Recently, smart phones or tablet personal computers (PCs) have become widely spread, and techniques for contact position measurement devices included therein have been actively developed. A smart phone or tablet PC usually includes a touch screen, and a user may designate specific coordinates on the touch screen by using a finger or a pen. The user may input a particular signal to the smart phone by designating particular coordinates on the touch screen.

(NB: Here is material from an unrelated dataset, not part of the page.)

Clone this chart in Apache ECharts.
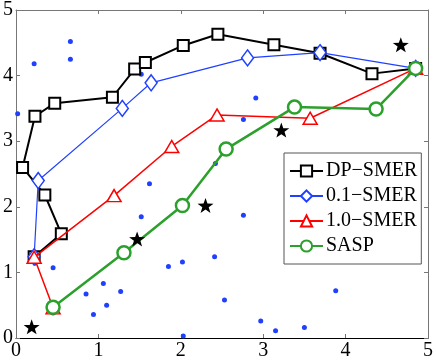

The touch screen may operate based on an electric scheme, an infrared scheme, and an ultrasonic scheme, and an example of the electric scheme may include a resistive (R)-type touch screen or a capacitive (C)-type touch screen. Conventionally, R-type touch screens are mostly used, and is capable of simultaneously recognizing a user's finger and a pen, but the R-type touch screen has a problem that a reflection is caused by an air layer between indium tin oxide (ITO) layers. More specifically, due to the air layer between the ITO layers, transmittance of light transmitting from a display is degraded, increasing external light reflection.
Thus, nowadays, C-type touch screens have been popularly used. C-type touch screens operate in a way such that they sense a change in a capacitance of a transparent electrode occurring due to the contact of an object. However, C-type touch screens have an operation error resulting from unintended contact of a hand using a pen because the hand and the pen are difficult to physically distinguish from each other.
Conventional techniques for solving this problem may include processing with software that distinguishes a hand from a pen based on a contact area, using a separate location measurement device such as an electromagnetic resonance (EMR) type in addition to the C-type touch screen, and so forth. The techniques may also include an electrically coupled resonance (ECR) type to receive an electric field from the pen in an electrode and measure the location of the pen.
Unlike a passive pen technique like an EMR pen or an ECR pen, an active pen technique uses an included power source.